ITS, rpb2, and tef1 sequences from PAR3 were identified in the MaSuRCA assembly by using BLAST+ (v2.11.0) [31] to search against the known ITS (AF510497.1), rpb2 (XM_006966461.1), and tef1 (XM_006963994.1) sequences of Trichoderma reseii strain QM6a available on NCBI. Additional publicly available sequences from other Trichoderma spp. were also obtained from established “type” strains on NCBI. The ITS56 data set provided by Cai and Druzhinina [19] was utilized for phylogenetic analysis of the ITS of PAR3. All tef1 sequences included in phylogenetic analyses were trimmed using the online TrichoMark 2020 tool [32], with the 4th intron used for phylogenetic analysis. rpb2 sequences were manually trimmed according to Cai and Druzhinina [19]. Pairwise similarity scores were obtained by Clustal Omega [33]. Phylogenetic trees were constructed by MEGA X [34] using the Maximum Likelihood method and Tamura-Nei model [35].
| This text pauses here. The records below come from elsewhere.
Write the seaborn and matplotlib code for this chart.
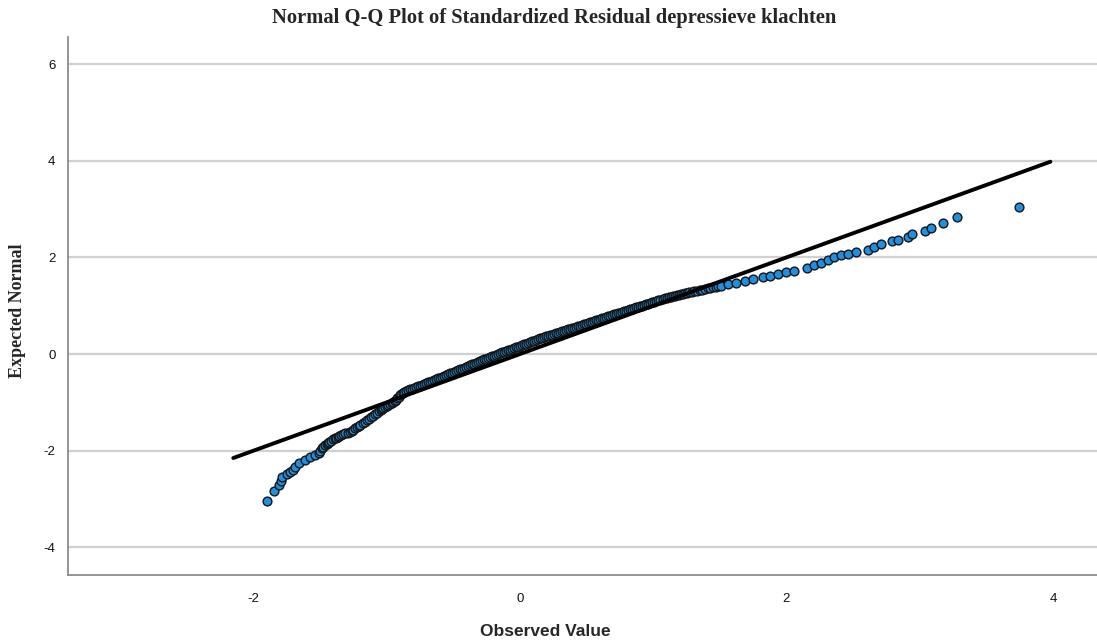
import matplotlib
matplotlib.use("Agg")
import matplotlib.pyplot as plt
import seaborn as sns
import pandas as pd

# Observed standardized residuals (x) and expected normal values (y).
# Rows of the two lists correspond one to one.
observed = [
    # lower tail
    -1.90, -1.845, -1.805, -1.79, -1.785, -1.75, -1.725, -1.70, -1.69, -1.66,
    -1.61, -1.575, -1.54, -1.51, -1.50, -1.485, -1.475, -1.46, -1.45, -1.44,
    -1.43, -1.415, -1.40, -1.39, -1.38, -1.365, -1.355, -1.34, -1.325, -1.31,
    -1.29, -1.275, -1.26, -1.25, -1.24, -1.225, -1.21, -1.20, -1.18, -1.16,
    -1.145, -1.13, -1.115, -1.10, -1.085, -1.07, -1.06, -1.045, -1.035, -1.025,
    -1.01, -1.00, -0.99, -0.975, -0.96,
    # steep bend
    -0.95, -0.94, -0.93, -0.92, -0.91, -0.90, -0.89, -0.88, -0.87,
    # dense middle band
    -0.855, -0.84, -0.825, -0.81, -0.795, -0.78, -0.765, -0.75, -0.735, -0.72,
    -0.705, -0.69, -0.675, -0.66, -0.645, -0.63, -0.615, -0.60, -0.585, -0.57,
    -0.555, -0.54, -0.525, -0.51, -0.495, -0.48, -0.465, -0.45, -0.435, -0.42,
    -0.405, -0.39, -0.375, -0.36, -0.345, -0.33, -0.315, -0.30, -0.285, -0.27,
    -0.255, -0.24, -0.225, -0.21, -0.195, -0.18, -0.165, -0.15, -0.135, -0.12,
    -0.105, -0.09, -0.075, -0.06, -0.045, -0.03, -0.015, 0.00, 0.015, 0.03,
    0.045, 0.06, 0.075, 0.09, 0.105, 0.12, 0.135, 0.15, 0.165, 0.18,
    0.195, 0.21, 0.225, 0.24, 0.255, 0.27, 0.285, 0.30, 0.315, 0.33,
    0.345, 0.36, 0.375, 0.39, 0.405, 0.42, 0.435, 0.45, 0.465, 0.48,
    0.495, 0.51, 0.525, 0.54, 0.555, 0.575, 0.59, 0.605, 0.62, 0.635,
    0.65, 0.665, 0.68, 0.695, 0.71, 0.725, 0.74, 0.755, 0.77, 0.785,
    0.80, 0.815, 0.83, 0.845, 0.86, 0.875, 0.89, 0.905, 0.92, 0.935,
    0.95, 0.965, 0.98, 0.995, 1.01, 1.025, 1.04, 1.055, 1.075, 1.09,
    1.105, 1.12, 1.135, 1.15, 1.165, 1.18, 1.195, 1.21, 1.225, 1.24,
    1.255, 1.27, 1.29, 1.31, 1.33, 1.35, 1.37, 1.39, 1.41, 1.43,
    1.45, 1.47, 1.49, 1.51,
    # upper tail
    1.56, 1.625, 1.69, 1.75, 1.825, 1.875, 1.94, 2.00, 2.055, 2.155,
    2.21, 2.26, 2.31, 2.36, 2.41, 2.46, 2.525, 2.61, 2.655, 2.71,
    2.79, 2.84, 2.91, 2.945, 3.04, 3.088, 3.175, 3.28, 3.745,
]
expected = [
    # lower tail
    -3.04, -2.83, -2.71, -2.63, -2.54, -2.48, -2.435, -2.40, -2.33, -2.25,
    -2.19, -2.125, -2.09, -2.04, -2.00, -1.95, -1.92, -1.88, -1.86, -1.835,
    -1.81, -1.79, -1.765, -1.745, -1.73, -1.71, -1.695, -1.675, -1.655, -1.64,
    -1.625, -1.61, -1.585, -1.56, -1.53, -1.50, -1.48, -1.46, -1.43, -1.40,
    -1.37, -1.34, -1.31, -1.28, -1.245, -1.21, -1.185, -1.16, -1.14, -1.12,
    -1.095, -1.07, -1.05, -1.03, -1.01,
    # steep bend
    -0.99, -0.965, -0.94, -0.91, -0.88, -0.855, -0.83, -0.80, -0.785,
    # dense middle band
    -0.765, -0.75, -0.73, -0.715, -0.70, -0.68, -0.665, -0.65, -0.63, -0.615,
    -0.60, -0.585, -0.57, -0.55, -0.535, -0.52, -0.50, -0.485, -0.47, -0.45,
    -0.435, -0.415, -0.40, -0.385, -0.365, -0.35, -0.33, -0.315, -0.30, -0.28,
    -0.265, -0.245, -0.23, -0.215, -0.195, -0.18, -0.16, -0.145, -0.13, -0.11,
    -0.095, -0.08, -0.06, -0.045, -0.03, -0.01, 0.005, 0.02, 0.035, 0.05,
    0.065, 0.08, 0.095, 0.11, 0.125, 0.14, 0.155, 0.17, 0.185, 0.20,
    0.215, 0.23, 0.245, 0.265, 0.28, 0.295, 0.31, 0.325, 0.34, 0.35,
    0.365, 0.38, 0.39, 0.405, 0.42, 0.43, 0.445, 0.455, 0.47, 0.485,
    0.495, 0.51, 0.525, 0.535, 0.55, 0.56, 0.575, 0.59, 0.60, 0.615,
    0.63, 0.64, 0.655, 0.67, 0.68, 0.70, 0.715, 0.725, 0.74, 0.755,
    0.765, 0.78, 0.795, 0.805, 0.82, 0.835, 0.845, 0.86, 0.87, 0.885,
    0.90, 0.91, 0.925, 0.94, 0.95, 0.965, 0.98, 0.99, 1.005, 1.02,
    1.03, 1.045, 1.06, 1.07, 1.085, 1.10, 1.11, 1.125, 1.15, 1.16,
    1.17, 1.18, 1.19, 1.20, 1.21, 1.22, 1.23, 1.24, 1.25, 1.255,
    1.265, 1.275, 1.29, 1.30, 1.31, 1.32, 1.335, 1.345, 1.36, 1.37,
    1.38, 1.39, 1.40, 1.41,
    # upper tail
    1.45, 1.475, 1.51, 1.545, 1.585, 1.61, 1.655, 1.69, 1.72, 1.79,
    1.84, 1.89, 1.945, 2.00, 2.05, 2.08, 2.12, 2.15, 2.21, 2.28,
    2.34, 2.37, 2.42, 2.477, 2.545, 2.61, 2.71, 2.84, 3.04,
]

# Reference line (y = x) extent
line_x = [-2.15, 3.98]
line_y = [-2.15, 3.98]

x_ticks = [-2, 0, 2, 4]
y_ticks = [-4, -2, 0, 2, 4, 6]

title = "Normal Q-Q Plot of Standardized Residual depressieve klachten"
x_label = "Observed Value"
y_label = "Expected Normal"

sns.set_theme(style="white")
plt.rcParams["font.family"] = ["Liberation Sans", "DejaVu Sans"]

df = pd.DataFrame({"Observed": observed, "Expected": expected})
line_df = pd.DataFrame({"x": line_x, "y": line_y})

W, H = 1097, 641
fig = plt.figure(figsize=(W / 100, H / 100), dpi=100)
ax = fig.add_axes([68 / W, (H - 575) / H, (W - 68) / W, (575 - 37) / H])

ax.set_xlim(-3.39, 4.33)
ax.set_ylim(-4.57, 6.56)
ax.set_xticks(x_ticks)
ax.set_yticks(y_ticks)
ax.set_xticklabels([str(t) for t in x_ticks])
ax.set_yticklabels([str(t) for t in y_ticks])

for t in y_ticks:
    ax.axhline(t, color="#d0d0d0", lw=1.6, zorder=0)

sns.scatterplot(data=df, x="Observed", y="Expected", ax=ax, s=40,
                color="#1f8fe0", edgecolor="#151515", linewidth=1.0, zorder=3)
sns.lineplot(data=line_df, x="x", y="y", ax=ax, color="black", lw=2.8,
             zorder=4, sort=False)

for side in ["top", "right"]:
    ax.spines[side].set_visible(False)
for side in ["left", "bottom"]:
    ax.spines[side].set_color("#8c8c8c")
    ax.spines[side].set_linewidth(1.3)

ax.tick_params(axis="both", length=0, labelsize=9.5, colors="#111111")
ax.tick_params(axis="x", pad=13)
ax.tick_params(axis="y", pad=9)
ax.set_xlabel("")
ax.set_ylabel("")

fig.text(554 / W, 1 - 18 / H, title, ha="center", va="center",
         fontsize=14.8, fontweight="bold", family=["Liberation Serif", "DejaVu Serif"])
fig.text(545 / W, 1 - 631 / H, x_label, ha="center", va="center",
         fontsize=12.5, fontweight="bold")
fig.text(18 / W, 1 - 311 / H, y_label, ha="center", va="center", rotation=90,
         fontsize=13, fontweight="bold", family=["Liberation Serif", "DejaVu Serif"])

fig.savefig("out.png", dpi=100)
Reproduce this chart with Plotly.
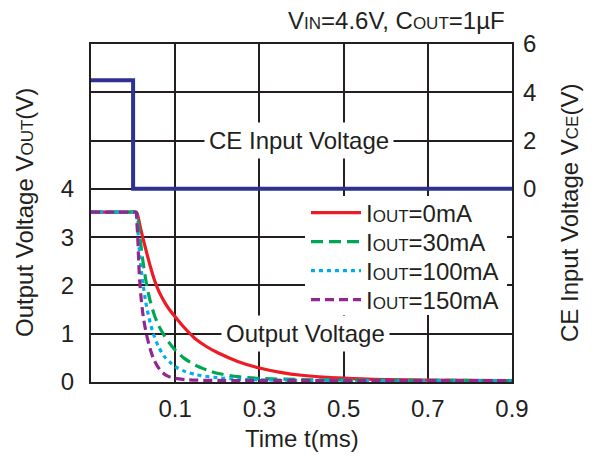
import plotly.graph_objects as go

# ---- data ----
ce_t = [-0.1, 0.0, 0.0, 0.9]
ce_v = [4.5, 4.5, 0.0, 0.0]

t_0mA = [-0.1, -0.05, -0.01, 0.004, 0.0085, 0.012, 0.016, 0.020, 0.024, 0.030, 0.036, 0.044, 0.052, 0.062, 0.075, 0.087, 0.1,
         0.115, 0.131, 0.15, 0.175, 0.2, 0.25, 0.3, 0.35, 0.4, 0.5, 0.6, 0.7, 0.9]
v_0mA = [3.52, 3.52, 3.52, 3.52, 3.51, 3.42, 3.25, 3.10, 2.96, 2.75, 2.55, 2.30, 2.08, 1.86, 1.65, 1.49, 1.35,
         1.19, 1.04, 0.88, 0.73, 0.61, 0.42, 0.29, 0.20, 0.14, 0.08, 0.05, 0.04, 0.03]

t_30mA = [-0.1, -0.05, -0.01, 0.004, 0.008, 0.011, 0.014, 0.016, 0.020, 0.025, 0.032, 0.040, 0.05, 0.06, 0.072, 0.085, 0.1,
          0.12, 0.15, 0.175, 0.2, 0.25, 0.3, 0.4, 0.5, 0.9]
v_30mA = [3.52, 3.52, 3.52, 3.52, 3.51, 3.38, 3.16, 3.02, 2.72, 2.40, 2.02, 1.70, 1.40, 1.18, 0.99, 0.82, 0.66,
          0.50, 0.34, 0.25, 0.18, 0.11, 0.075, 0.05, 0.04, 0.03]

t_100mA = [-0.1, -0.05, -0.01, 0.003, 0.007, 0.0095, 0.0125, 0.016, 0.020, 0.024, 0.030, 0.038, 0.048, 0.06, 0.075, 0.09, 0.1,
           0.12, 0.15, 0.2, 0.25, 0.3, 0.4, 0.9]
v_100mA = [3.52, 3.52, 3.52, 3.52, 3.51, 3.35, 3.0, 2.6, 2.28, 2.0, 1.66, 1.32, 1.0, 0.74, 0.52, 0.39, 0.32,
           0.23, 0.15, 0.09, 0.06, 0.045, 0.035, 0.03]

t_150mA = [-0.1, -0.05, -0.01, 0.003, 0.007, 0.009, 0.011, 0.0135, 0.016, 0.020, 0.025, 0.032, 0.04, 0.05, 0.064, 0.08, 0.1,
           0.13, 0.2, 0.9]
v_150mA = [3.52, 3.52, 3.52, 3.52, 3.51, 3.3, 3.0, 2.45, 2.05, 1.65, 1.3, 0.98, 0.70, 0.45, 0.25, 0.13, 0.075,
           0.045, 0.032, 0.03]

x_ticks = [0.1, 0.3, 0.5, 0.7, 0.9]
y1_grid = [0, 1, 2, 3, 4, 5, 6, 7]
y1_labels = ["0", "1", "2", "3", "4", "", "", ""]
y2_ticks = [0, 2, 4, 6]

FONT = "Liberation Sans, Arial, sans-serif"
TXT = "#231f20"
FS = 24
SM = 17
S = "<span style='font-size:{}px'>{}</span>"

# plot area in figure pixels (page has an 8px body margin)
L, T, PW, PH = 83, 36, 421, 338
def px(xp):  # page x -> paper x
    return (xp - 8 - L) / PW
def py(yp):  # page y -> paper y
    return 1 - (yp - 8 - T) / PH

fig = go.Figure()

series = [
    (t_0mA, v_0mA, "#ed1c24", "solid", "I" + S.format(SM, "OUT") + "=0mA", 213),
    (t_30mA, v_30mA, "#00a651", "12px,6px", "I" + S.format(SM, "OUT") + "=30mA", 242),
    (t_100mA, v_100mA, "#00aeef", "4px,4px", "I" + S.format(SM, "OUT") + "=100mA", 271),
    (t_150mA, v_150mA, "#92278f", "9px,5px", "I" + S.format(SM, "OUT") + "=150mA", 300),
]
legends = {}
for i, (t, v, c, d, name, ly) in enumerate(series):
    key = "legend" if i == 0 else f"legend{i + 1}"
    fig.add_trace(go.Scatter(x=t, y=v, mode="lines", name=name, legend=key,
                             line=dict(color=c, width=3.2, dash=d, shape="spline", smoothing=0.8),
                             yaxis="y"))
    legends[key] = dict(x=px(306), y=py(ly), xanchor="left", yanchor="middle",
                        bgcolor="rgba(0,0,0,0)", borderwidth=0,
                        font=dict(size=FS, color=TXT), itemwidth=50)

fig.add_trace(go.Scatter(x=ce_t, y=ce_v, mode="lines", showlegend=False,
                         line=dict(color="#2e3192", width=4), yaxis="y2"))

fig.update_layout(
    width=596 - 8, height=460 - 8,
    margin=dict(l=L, r=596 - 8 - L - PW, t=T, b=460 - 8 - T - PH, autoexpand=False),
    paper_bgcolor="white", plot_bgcolor="white",
    font=dict(family=FONT, size=FS, color=TXT),
    showlegend=True,
    xaxis=dict(range=[-0.1, 0.9], tickvals=x_ticks, ticktext=[str(v) for v in x_ticks],
               showgrid=True, gridcolor="#231f20", gridwidth=1.5,
               showline=True, linecolor="#231f20", linewidth=2, mirror=True,
               zeroline=False, ticks="", ticklabelstandoff=4, automargin=False,
               tickfont=dict(size=FS)),
    yaxis=dict(range=[0, 7], tickvals=y1_grid, ticktext=y1_labels,
               showgrid=True, gridcolor="#231f20", gridwidth=1.5,
               showline=True, linecolor="#231f20", linewidth=2, mirror=True,
               zeroline=False, ticks="", ticklabelstandoff=10, automargin=False,
               tickfont=dict(size=FS)),
    yaxis2=dict(range=[-8, 6], tickvals=y2_ticks, overlaying="y", side="right",
                showgrid=False, zeroline=False, showline=False, ticks="",
                ticklabelstandoff=10, automargin=False, tickfont=dict(size=FS)),
    **legends,
)

# white backdrop behind the legend block
fig.add_shape(type="rect", xref="paper", yref="paper",
              x0=px(305), x1=px(507), y0=py(315), y1=py(196),
              fillcolor="white", line=dict(width=0), layer="above")

fig.add_annotation(text="CE Input Voltage", x=0.394, y=2.0, xref="x", yref="y2",
                   showarrow=False, bgcolor="white", font=dict(size=FS, color=TXT),
                   borderpad=4)
fig.add_annotation(text="Output Voltage", x=0.41, y=1.0, xref="x", yref="y",
                   showarrow=False, bgcolor="white", font=dict(size=FS, color=TXT),
                   borderpad=4)
fig.add_annotation(text="V" + S.format(SM, "IN") + "=4.6V, C" + S.format(SM, "OUT") + "=1µF",
                   x=px(507), xref="paper", y=py(20), yref="paper",
                   xanchor="right", yanchor="middle",
                   showarrow=False, font=dict(size=FS, color=TXT))
fig.add_annotation(text="Time t(ms)", x=0.5, y=py(438), xref="paper", yref="paper",
                   xanchor="center", yanchor="middle", showarrow=False,
                   font=dict(size=FS, color=TXT))
fig.add_annotation(text="Output Voltage V" + S.format(SM, "OUT") + "(V)", x=px(24), y=0.5,
                   xref="paper", yref="paper", xanchor="center", yanchor="middle",
                   textangle=-90, showarrow=False, font=dict(size=FS, color=TXT))
fig.add_annotation(text="CE Input Voltage V" + S.format(SM, "CE") + "(V)", x=px(569), y=0.5,
                   xref="paper", yref="paper", xanchor="center", yanchor="middle",
                   textangle=-90, showarrow=False, font=dict(size=FS, color=TXT))

fig.write_html("out.html")
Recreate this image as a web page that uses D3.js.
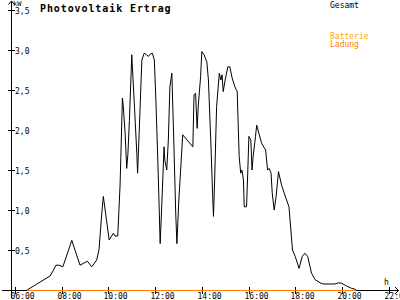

Genome annotation and analysis

The MaSuRCA assembly was selected for genome annotation by Maker (v3.01.03) [16]. RepeatModeler (v2.0.2) [36] was used to generate a library repeat library prior to analysis by Maker. RepeatMasker (v4.0.1) [37] was used within Maker to mask low complexity and repeat regions of the assembly. Initial Maker gene predictions were made by utilizing publicly available RNA transcripts and proteins from the RefSeq assembly of T. harzianum CBS 226.95 (GCF_003025095.1), as well as proteins from other RefSeq Trichoderma assemblies, including, T. virens (GCF_000170995.1), T. gamsii (GCF_001481775.2), T. asperellum (GCF_003025105.1), T. atroviride (GCF_000171015.1), T. cintrinoviride (GCF_003025115.1), and T. reesei (GCF_000167675.1). SNAP (v2013.11.29) [25] and Augustus (v3.4.0) [24] gene predictors were utilized within Maker to inform gene models. SNAP and Augustus were trained and optimized after each round of Maker (2 rounds of ab-initio training, 3 rounds of Maker total). Augustus was trained via BUSCO (v5.2.2) [23]. Gene models produced by Maker were then functionally annotated by InterProScan (v5.56) [17]. Identification of tRNAs was determined by tRNAScan-SE (v2.0.5) [26]. Detection of PKS, NRPS, and terpene synthase genes was performed with antiSMASH (6.1.1) [27] using the MaSuRCA assembly and Maker3 annotations. For comparison, this same analysis was also performed for T. harzianum CBS 226.95 (GCF_003025095.1) using genome sequences and annotation features. Proteins from the publicly available T. harzianum CBS 226.95 (GCF_003025095.1) and T. harzianum TR274 (GCA_002838845.1) accessions were functionally annotated as described above, and equivalent genes between these strains and PAR3 were identified using BLAST+ (v2.11.0) [31], with proteins matches greater than 95% identity and e-values less than 0.00001 considered equivalent.